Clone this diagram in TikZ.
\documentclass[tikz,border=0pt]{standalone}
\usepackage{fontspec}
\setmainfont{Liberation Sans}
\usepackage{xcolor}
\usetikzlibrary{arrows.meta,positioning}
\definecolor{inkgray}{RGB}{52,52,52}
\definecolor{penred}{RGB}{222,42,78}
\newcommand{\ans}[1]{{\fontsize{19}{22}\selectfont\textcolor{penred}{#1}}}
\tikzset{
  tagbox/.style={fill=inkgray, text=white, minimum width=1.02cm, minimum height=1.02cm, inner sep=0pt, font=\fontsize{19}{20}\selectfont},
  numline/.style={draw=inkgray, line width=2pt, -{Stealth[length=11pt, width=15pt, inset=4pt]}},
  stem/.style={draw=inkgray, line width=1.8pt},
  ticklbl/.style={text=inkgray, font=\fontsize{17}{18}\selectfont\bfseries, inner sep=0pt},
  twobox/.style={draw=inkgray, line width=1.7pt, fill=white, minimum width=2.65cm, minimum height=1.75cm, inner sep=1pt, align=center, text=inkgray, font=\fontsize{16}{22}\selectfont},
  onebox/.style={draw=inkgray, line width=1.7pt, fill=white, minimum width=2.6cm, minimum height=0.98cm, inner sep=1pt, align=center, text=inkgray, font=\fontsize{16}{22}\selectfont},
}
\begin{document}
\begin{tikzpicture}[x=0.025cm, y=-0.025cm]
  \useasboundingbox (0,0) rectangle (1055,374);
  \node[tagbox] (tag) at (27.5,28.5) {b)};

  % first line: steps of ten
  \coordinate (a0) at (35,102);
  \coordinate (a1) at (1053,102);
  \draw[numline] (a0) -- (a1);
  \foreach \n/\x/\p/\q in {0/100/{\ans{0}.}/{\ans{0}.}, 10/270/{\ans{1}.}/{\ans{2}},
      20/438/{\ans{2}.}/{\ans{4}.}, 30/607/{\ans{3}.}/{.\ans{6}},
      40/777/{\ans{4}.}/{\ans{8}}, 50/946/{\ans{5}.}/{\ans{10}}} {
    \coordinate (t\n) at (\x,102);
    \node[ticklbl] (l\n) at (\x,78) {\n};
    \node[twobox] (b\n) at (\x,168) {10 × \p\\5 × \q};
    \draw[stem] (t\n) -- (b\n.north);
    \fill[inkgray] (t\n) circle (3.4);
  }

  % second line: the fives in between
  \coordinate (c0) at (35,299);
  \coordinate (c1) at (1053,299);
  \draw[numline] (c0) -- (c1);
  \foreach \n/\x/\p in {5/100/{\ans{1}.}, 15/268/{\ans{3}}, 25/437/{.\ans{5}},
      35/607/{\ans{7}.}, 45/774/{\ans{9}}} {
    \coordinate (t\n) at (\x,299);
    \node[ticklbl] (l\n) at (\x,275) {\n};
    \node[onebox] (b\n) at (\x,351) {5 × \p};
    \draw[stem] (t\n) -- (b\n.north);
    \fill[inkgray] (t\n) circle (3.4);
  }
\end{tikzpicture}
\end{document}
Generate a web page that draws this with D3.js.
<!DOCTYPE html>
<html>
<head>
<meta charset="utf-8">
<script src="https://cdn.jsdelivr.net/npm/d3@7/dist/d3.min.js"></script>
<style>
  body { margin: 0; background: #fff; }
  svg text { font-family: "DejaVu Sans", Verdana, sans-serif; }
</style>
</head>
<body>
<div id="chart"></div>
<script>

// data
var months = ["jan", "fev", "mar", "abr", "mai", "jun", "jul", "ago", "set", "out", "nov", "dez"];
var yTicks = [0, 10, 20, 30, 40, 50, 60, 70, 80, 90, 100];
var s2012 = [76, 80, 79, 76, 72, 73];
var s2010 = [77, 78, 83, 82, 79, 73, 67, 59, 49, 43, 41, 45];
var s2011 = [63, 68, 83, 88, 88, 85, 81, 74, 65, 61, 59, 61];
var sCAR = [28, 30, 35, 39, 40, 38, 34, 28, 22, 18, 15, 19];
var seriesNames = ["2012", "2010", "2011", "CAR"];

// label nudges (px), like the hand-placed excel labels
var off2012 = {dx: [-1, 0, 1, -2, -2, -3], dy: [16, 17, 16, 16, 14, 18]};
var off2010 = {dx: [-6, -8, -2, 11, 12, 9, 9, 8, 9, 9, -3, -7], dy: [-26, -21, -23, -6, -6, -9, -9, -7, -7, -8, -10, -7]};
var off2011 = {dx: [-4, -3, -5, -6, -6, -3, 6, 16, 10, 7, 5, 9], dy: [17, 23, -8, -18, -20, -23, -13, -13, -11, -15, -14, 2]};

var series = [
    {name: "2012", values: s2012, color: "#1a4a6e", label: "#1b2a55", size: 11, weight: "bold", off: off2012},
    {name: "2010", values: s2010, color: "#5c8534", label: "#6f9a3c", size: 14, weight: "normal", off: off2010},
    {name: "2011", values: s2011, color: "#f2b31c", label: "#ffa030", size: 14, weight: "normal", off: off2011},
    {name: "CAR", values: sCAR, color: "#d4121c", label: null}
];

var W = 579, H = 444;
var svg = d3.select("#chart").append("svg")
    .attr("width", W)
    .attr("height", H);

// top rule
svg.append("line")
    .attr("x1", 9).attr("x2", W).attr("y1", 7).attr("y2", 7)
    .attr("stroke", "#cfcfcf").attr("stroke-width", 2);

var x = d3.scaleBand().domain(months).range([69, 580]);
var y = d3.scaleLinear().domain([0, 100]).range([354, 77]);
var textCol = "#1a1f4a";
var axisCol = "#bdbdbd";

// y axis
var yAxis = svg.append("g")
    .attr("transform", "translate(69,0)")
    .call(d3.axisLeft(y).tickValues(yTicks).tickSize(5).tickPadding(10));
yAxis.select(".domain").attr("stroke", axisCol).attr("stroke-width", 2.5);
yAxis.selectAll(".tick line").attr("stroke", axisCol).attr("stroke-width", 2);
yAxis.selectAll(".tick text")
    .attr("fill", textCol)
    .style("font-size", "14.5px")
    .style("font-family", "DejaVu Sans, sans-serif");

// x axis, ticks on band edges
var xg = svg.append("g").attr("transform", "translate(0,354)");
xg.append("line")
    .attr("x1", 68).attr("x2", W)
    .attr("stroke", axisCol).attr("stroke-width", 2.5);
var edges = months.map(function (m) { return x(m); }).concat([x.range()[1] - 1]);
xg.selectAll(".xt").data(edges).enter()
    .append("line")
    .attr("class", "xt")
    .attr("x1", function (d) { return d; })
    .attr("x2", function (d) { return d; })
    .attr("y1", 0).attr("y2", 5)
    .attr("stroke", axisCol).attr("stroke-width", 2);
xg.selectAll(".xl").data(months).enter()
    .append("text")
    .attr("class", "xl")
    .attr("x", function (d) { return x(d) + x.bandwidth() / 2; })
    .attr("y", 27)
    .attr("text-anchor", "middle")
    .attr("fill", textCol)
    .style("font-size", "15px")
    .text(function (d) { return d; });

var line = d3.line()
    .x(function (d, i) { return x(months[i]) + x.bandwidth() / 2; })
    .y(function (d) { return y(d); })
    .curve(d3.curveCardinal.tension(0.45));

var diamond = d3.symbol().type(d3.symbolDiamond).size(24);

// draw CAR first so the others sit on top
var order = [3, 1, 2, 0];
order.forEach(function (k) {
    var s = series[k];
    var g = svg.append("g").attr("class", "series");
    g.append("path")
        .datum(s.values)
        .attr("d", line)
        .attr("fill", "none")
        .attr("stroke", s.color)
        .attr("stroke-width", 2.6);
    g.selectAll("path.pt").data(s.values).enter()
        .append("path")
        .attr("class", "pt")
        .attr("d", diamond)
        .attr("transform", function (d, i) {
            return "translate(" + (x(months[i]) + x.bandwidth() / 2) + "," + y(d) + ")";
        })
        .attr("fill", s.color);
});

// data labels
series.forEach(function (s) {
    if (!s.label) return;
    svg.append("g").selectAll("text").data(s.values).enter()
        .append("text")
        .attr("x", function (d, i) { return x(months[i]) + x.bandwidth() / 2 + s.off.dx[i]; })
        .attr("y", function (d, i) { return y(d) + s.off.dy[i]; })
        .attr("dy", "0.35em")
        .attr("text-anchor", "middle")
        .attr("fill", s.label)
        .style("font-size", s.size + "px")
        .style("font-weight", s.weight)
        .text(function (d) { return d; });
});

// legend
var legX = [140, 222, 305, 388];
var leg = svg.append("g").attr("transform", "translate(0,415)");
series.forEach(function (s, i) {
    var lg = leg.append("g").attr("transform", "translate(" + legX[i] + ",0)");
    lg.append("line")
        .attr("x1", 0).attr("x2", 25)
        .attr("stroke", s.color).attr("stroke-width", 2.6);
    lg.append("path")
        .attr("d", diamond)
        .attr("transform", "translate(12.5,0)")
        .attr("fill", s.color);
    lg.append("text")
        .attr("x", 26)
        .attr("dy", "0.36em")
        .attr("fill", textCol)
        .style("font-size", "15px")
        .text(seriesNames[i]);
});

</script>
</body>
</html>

- _EXERCISE PROMPT_
Report back each line of the entries that holds the string "this".

- _EXERCISE RESPONSE_
Clone this diagram in TikZ.
Generate a web page that draws this with D3.js.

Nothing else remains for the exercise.